The implementation first isolates each residue class modulo $k$ by walking through indices in steps of $k$. This avoids constructing extra arrays with slicing overhead and keeps the logic linear in the string length.

The compression step is essential because consecutive duplicates in the target subsequence do not introduce new constraints; they only extend existing segments. Without compression, the subsequence check would incorrectly require matching repeated structure that the operations can freely generate.

The subsequence check uses a greedy pointer scan, which is optimal because order is the only constraint that matters after compression.

Worked Examples

Consider $s =$ “abac” and $t =$ “aaac” with $k = 2$. We split into two chains: indices $0,2$ give “aa” and “ac”, and indices $1,3$ give “bc” and “ac”.

For the first chain:

Source Target (raw) Target (compressed) Subsequence check
aa aa a yes

For the second chain:

Source Target (raw) Target (compressed) Subsequence check
bc ac ac yes

Both chains succeed, so the answer is YES. This shows how compression removes redundant repeated structure and reduces the check to boundary ordering.
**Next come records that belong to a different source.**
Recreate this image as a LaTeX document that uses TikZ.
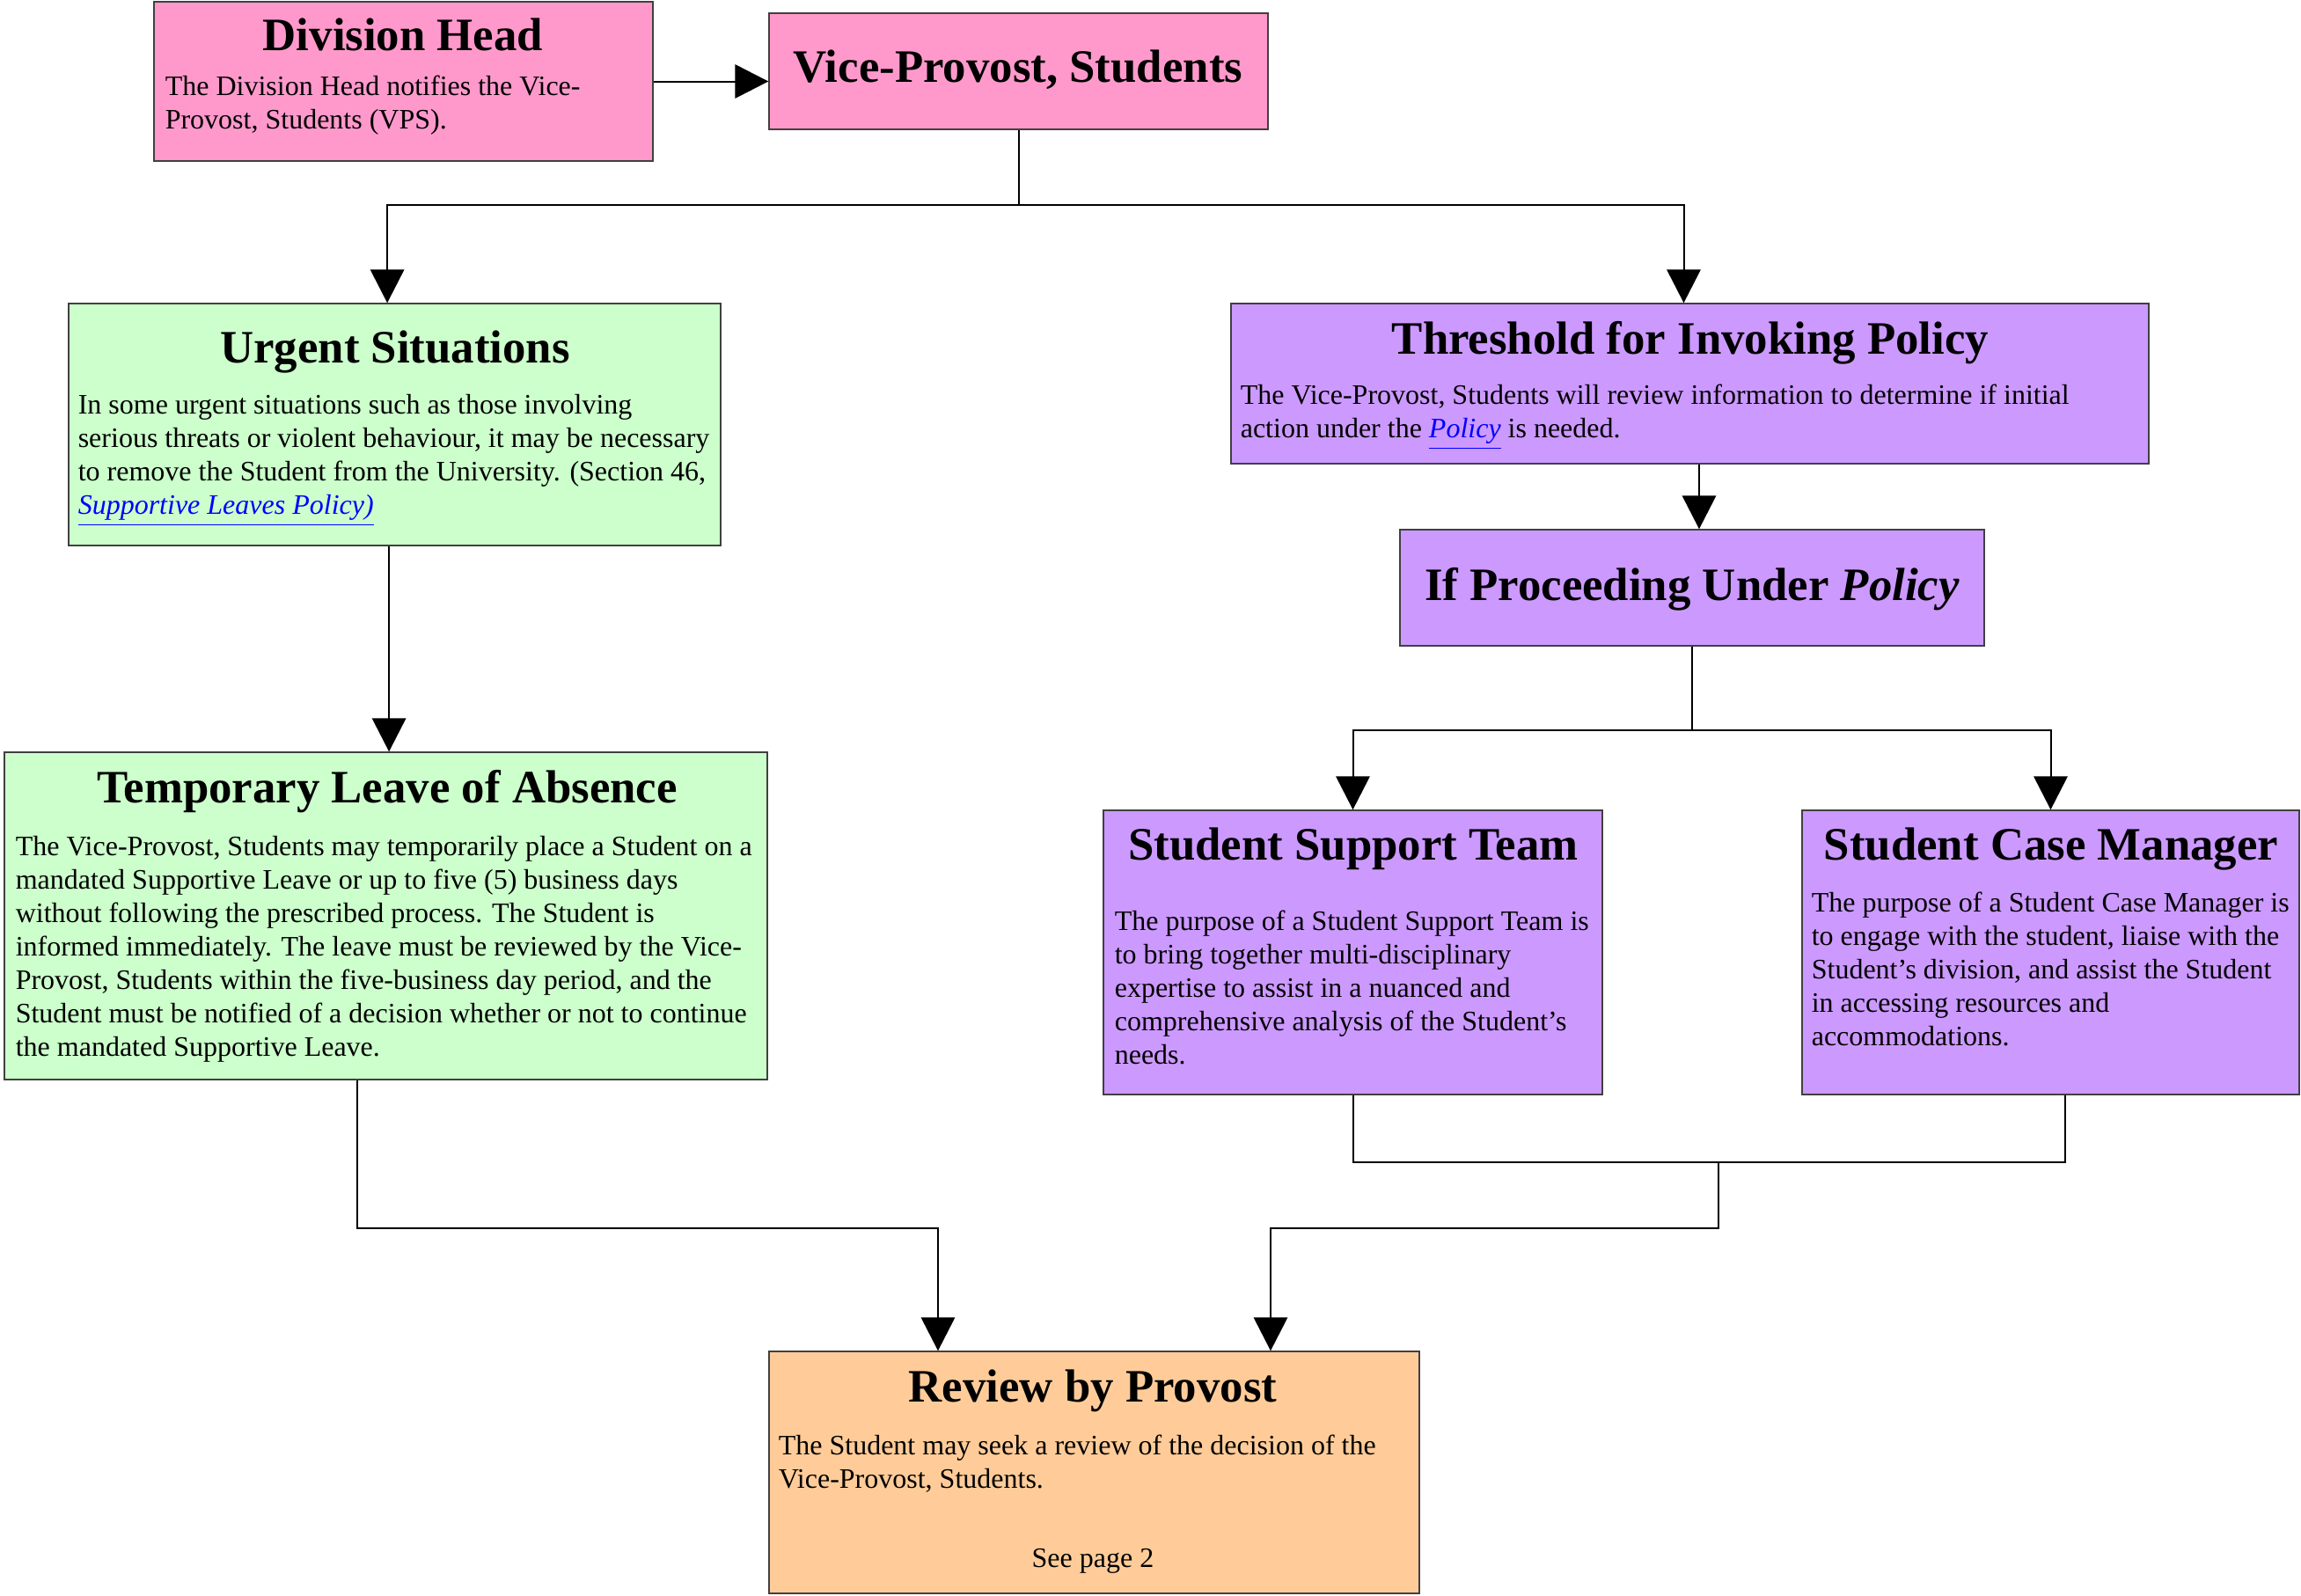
\documentclass[tikz,border=0pt]{standalone}
\usepackage{fontspec}
\setmainfont{Liberation Serif}
\usetikzlibrary{arrows.meta,fit}
\definecolor{pinkc}{HTML}{FF99CC}
\definecolor{greenc}{HTML}{CCFFCC}
\definecolor{purplec}{HTML}{CC99FF}
\definecolor{orangec}{HTML}{FFCC99}
\definecolor{linkc}{HTML}{0000FF}
\tikzset{
 box/.style={draw=black!75, line width=0.35pt, inner sep=0pt},
 ttl/.style={anchor=base, inner sep=0pt, font=\fontsize{13.2}{15}\selectfont\bfseries},
 bdy/.style={anchor=base west, inner sep=0pt, font=\fontsize{8}{9.5}\selectfont},
 conn/.style={line width=0.5pt, draw=black},
 arr/.style={conn, -{Triangle[length=9.5pt,width=9.6pt]}},
}
\newcommand\bodylines[1]{\parbox[t]{300pt}{\raggedright #1}}
\newcommand\linktext[1]{{\color{linkc}\underline{\textit{#1}}}}
\begin{document}
\begin{tikzpicture}[x=0.25pt,y=-0.25pt]
\useasboundingbox (0,0) rectangle (2615,1813);
% boxes
\node[box, fill=pinkc, fit={(175,2)(742,183)}] (dh) {};
\node[box, fill=pinkc, fit={(874,15)(1441,147)}] (vp) {};
\node[box, fill=greenc, fit={(78,345)(819,620)}] (urg) {};
\node[box, fill=purplec, fit={(1399,345)(2442,527)}] (thr) {};
\node[box, fill=purplec, fit={(1591,602)(2255,734)}] (ifp) {};
\node[box, fill=greenc, fit={(5,855)(872,1227)}] (tla) {};
\node[box, fill=purplec, fit={(1254,921)(1821,1244)}] (sst) {};
\node[box, fill=purplec, fit={(2048,921)(2613,1244)}] (scm) {};
\node[box, fill=orangec, fit={(874,1536)(1613,1811)}] (rev) {};
% texts
\node[ttl] (dht) at (458,57) {Division Head};
\node[bdy] (dhb) at (187,108) {\bodylines{The Division Head notifies the Vice-\\Provost, Students (VPS).}};
\node[ttl] (vpt) at (1157,93) {Vice-Provost, Students};
\node[ttl] (urgt) at (449,412) {Urgent Situations};
\node[bdy] (urgb) at (88,470) {\bodylines{In some urgent situations such as those involving\\serious threats or violent behaviour, it may be necessary\\to remove the Student from the University. (Section 46,\\\linktext{Supportive Leaves Policy)}}};
\node[ttl] (thrt) at (1921,402) {Threshold for Invoking Policy};
\node[bdy] (thrb) at (1409,459) {\bodylines{The Vice-Provost, Students will review information to determine if initial\\action under the \linktext{Policy} is needed.}};
\node[ttl] (ifpt) at (1923,682) {If Proceeding Under \textit{Policy}};
\node[ttl] (tlat) at (440,912) {Temporary Leave of Absence};
\node[bdy] (tlab) at (17,972) {\bodylines{The Vice-Provost, Students may temporarily place a Student on a\\mandated Supportive Leave or up to five (5) business days\\without following the prescribed process. The Student is\\informed immediately. The leave must be reviewed by the Vice-\\Provost, Students within the five-business day period, and the\\Student must be notified of a decision whether or not to continue\\the mandated Supportive Leave.}};
\node[ttl] (sstt) at (1538,977) {Student Support Team};
\node[bdy] (sstb) at (1266,1057) {\bodylines{The purpose of a Student Support Team is\\to bring together multi-disciplinary\\expertise to assist in a nuanced and\\comprehensive analysis of the Student’s\\needs.}};
\node[ttl] (scmt) at (2331,977) {Student Case Manager};
\node[bdy] (scmb) at (2058,1036) {\bodylines{The purpose of a Student Case Manager is\\to engage with the student, liaise with the\\Student’s division, and assist the Student\\in accessing resources and\\accommodations.}};
\node[ttl] (revt) at (1242,1593) {Review by Provost};
\node[bdy] (revb) at (884,1653) {\bodylines{The Student may seek a review of the decision of the\\Vice-Provost, Students.}};
\node[bdy, anchor=base] (revp) at (1242,1781) {See page 2};
% connectors
\draw[arr] (dh.east) -- (dh.east -| vp.west);
\path (vp.south) ++(0,85) coordinate (j1);
\draw[conn] (vp.south) -- (j1);
\draw[arr] (j1) -| ([xshift=-2.1pt]urg.north);
\draw[arr] (j1) -| ([xshift=-1.75pt]thr.north);
\draw[arr] ([xshift=2pt]ifp.north |- thr.south) -- ([xshift=2pt]ifp.north);
\path (ifp.south) ++(0,95) coordinate (j2);
\draw[conn] (ifp.south) -- (j2);
\draw[arr] (j2) -| (sst.north);
\draw[arr] (j2) -| (scm.north);
\draw[arr] ([xshift=0.9pt]tla.north |- urg.south) -- ([xshift=0.9pt]tla.north);
\coordinate (m1) at (1066,1396);
\draw[arr] ([xshift=-8.25pt]tla.south) |- (m1) -- (m1 |- rev.north);
\coordinate (j3) at (1953,1321);
\draw[conn] (sst.south) |- (j3);
\draw[conn] ([xshift=4.1pt]scm.south) |- (j3);
\coordinate (m2) at (1444,1396);
\draw[arr] (j3) |- (m2) -- (m2 |- rev.north);
\end{tikzpicture}
\end{document}
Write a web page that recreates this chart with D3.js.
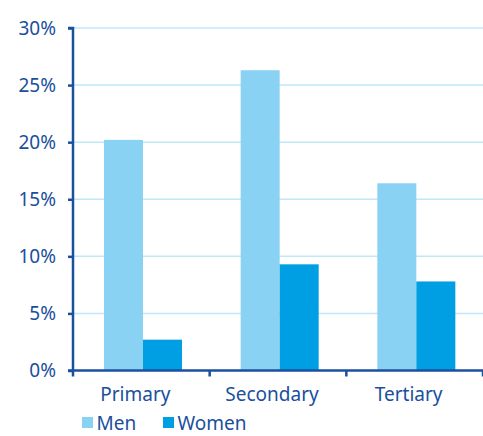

Now consider $s =$ “abdc”, $t =$ “acbd”, $k = 1$. Here there is a single chain.

Target compression stays “acbd” since there are no consecutive duplicates.

We attempt subsequence matching:

Step Source pointer Target pointer Match
a vs a 0 0 yes
b vs c 1 1 no
d vs c 2 1 no

We fail immediately, so the answer is NO. This demonstrates that even though characters are identical in multiset, ordering constraints from propagation make rearrangement impossible.

Complexity Analysis

Measure Complexity Explanation
Time O(n) Each index is processed once across its residue class, and subsequence checks are linear
Space O(n) Storage for extracted chains in the worst case

The solution stays linear in the input size, which is necessary because any nested simulation of operations would exceed limits for large strings.

Test Cases

import sys, io

def run(inp: str) -> str:
    sys.stdin = io.StringIO(inp)
    s = input().strip()
    t = input().strip()
    k = int(input())
    
    def compress(s):
        res = []
        for c in s:
            if not res or res[-1] != c:
                res.append(c)
        return res

    def is_subseq(a, b):
        j = 0
        for x in b:
            if j < len(a) and a[j] == x:
                j += 1
        return j == len(a)

    n = len(s)
    for start in range(k):
        ss, tt = [], []
        i = start
        while i < n:
            ss.append(s[i])
            tt.append(t[i])
            i += k
        if not is_subseq(compress(tt), ss):
            return "NO"
    return "YES"

# minimal
assert run("a\na\n1") == "YES"

# impossible reordering
assert run("ab\nba\n1") == "NO"

# k = 2 split case
assert run("abac\naaac\n2") == "YES"

# identical strings
assert run("abcde\nabcde\n2") == "YES"
Test input Expected output What it validates
a / a / 1 YES trivial identity
ab / ba / 1 NO ordering constraint
abac / aaac / 2 YES decomposition correctness
abcde / abcde / 2 YES stable unchanged case

Edge Cases

When $k = 1$, the entire string becomes a single chain. The algorithm reduces to checking whether the compressed target is a subsequence of the source, which correctly handles cases where only propagation is possible without cross-position mixing. For example, transforming “aabbcc” into “abc” succeeds, since compression removes duplicates and the subsequence condition holds trivially.

When all characters are identical, both strings always pass after compression, because every subsequence check reduces to a single repeated character match. For instance, “aaaaa” to “aaaaa” succeeds regardless of $k$, since no structural transitions are required.

When the target introduces a new order of character blocks not present in the source, the subsequence check fails immediately in that chain, reflecting the impossibility of creating new boundaries through copy operations alone.